Scripture Readings, Dec. 31, 2023

Merry Christmas and a Blessed New Year!

On the Sunday within the Octave of Christmas this year, December 31, the Church celebrates in the liturgy the solemn memory of the Holy Family of Jesus, Mary and Joseph.  I have always loved the feast of the Holy Family because I have been always in awe that Jesus wanted to have a family here on earth. The Redeemer of the world chose the family as the place for his birth and growth, thereby sanctifying all families. Most of us are probably spending this feast day with our own families. This year, I will be in Colombia with my family for this great feast.

It makes absolute sense that we celebrate this feast day the Sunday after Christmas. After all the business of the days leading to Christmas and the exciting hours of Christmas Eve and Christmas Day, I love the quiet and simplicity of the days between Christmas and the New Year that we spend with family. I remember the following quote from St. Paul VI when he was pope: “The home of Nazareth is the school where we begin to understand the life of Jesus — the school of the Gospel. First, then, a lesson of silence. May esteem for silence, that admirable and indispensable condition of mind, revive in us … a lesson on family life. May Nazareth teach us what family life is, its communion of love, its austere and simple beauty, and its sacred and inviolable character … a lesson of work. Nazareth, home of the “Carpenter’s Son,” in you I would choose to understand and proclaim the severe and redeeming law of human work.” (Catechism of the Catholic Church #533)

The family of Nazareth, which the Church, especially in today’s liturgy, puts before the eyes of all families, really constitutes that culminating point of reference for the holiness of every human family. The history of this Holy Family is described very briefly in the pages of the Gospel. We get to know only a few events in its life. However, what we learn is sufficient to be able to relate the fundamental moments in the life of every family, and to show that dimension, to which all who live a family life are called: fathers, mothers, parents, children. The Gospel shows us, very clearly, the educative aspect of the family. “He went down with them and came to Nazareth and was obedient to them.” (Luke 2:51)
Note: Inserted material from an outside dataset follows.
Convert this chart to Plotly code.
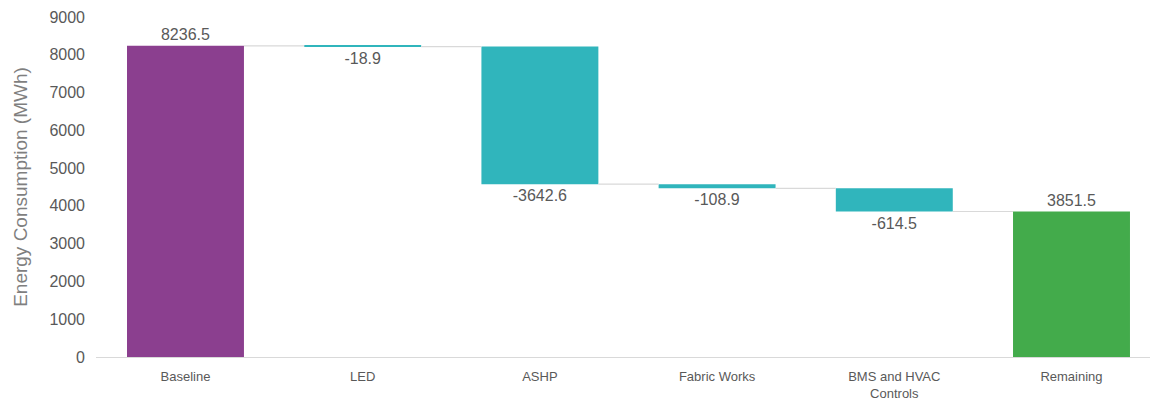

The family is such an important building block of society and the healthy development of each person, so there is no surprise to see how the enemy wants to destroy families. In the first year of the pontificate of St. John Paul II in 1978, he gave a beautiful and timeless reflection on the meaning of the family and the threats it faces, in 1978 and today: “The deepest human problems are connected with the family. It constitutes the primary, fundamental, and irreplaceable community for man. ‘The mission of being the primary vital cell of society has been given to the family by God himself,’ the Second Vatican Council affirms. (Apostolicam Actuositatem) The Church wishes to bear a particular witness to that too during the Octave of Christmas, by means of the feast of the Holy Family. She wishes to recall that the fundamental values, which cannot be violated without incalculable harm of a moral nature, are bound up with the family.”

How can we defend the sanctity of the family? I want to go back to St. Paul VI and use his image of the family as a school. For every believer, the humble dwelling place in Nazareth is an authentic school of the GospelHere we admire, and put into practice, the divine plan to make our family an intimate community of life and love. The Church teaches us that every Christian family is called to be a small “domestic church” that must shine with the Gospel virtues. Recollection and prayer, mutual understanding and respect, personal discipline and communal generosity, and a spirit of sacrifice, work and solidarity are typical features that make the family of Nazareth a model for every home.

Every family is unique, but mine is not the typical family; I was raised by a single mom with my half-brother and two half-sisters; lived through the divorce of most of my aunts and uncle; some of my family members are practicing Catholics, but some haven’t been in church for years, and others have joined other Christian denominations. My family is not perfect, but each member is trying to grow and be better. My prayer is that each one of them embraces the holiness that God is inviting us to live. I like the following quote from St. John Paul II, because it reminds me that nothing is impossible for God: “Let us look to the Holy Family of Nazareth as an example for all Christian and human families. It radiates genuine love and charity, not only creating an eloquent example for all families, but also offering the guarantee that such love can be achieved in every family unit.”

Jesus, Mary and Joseph, pray for us.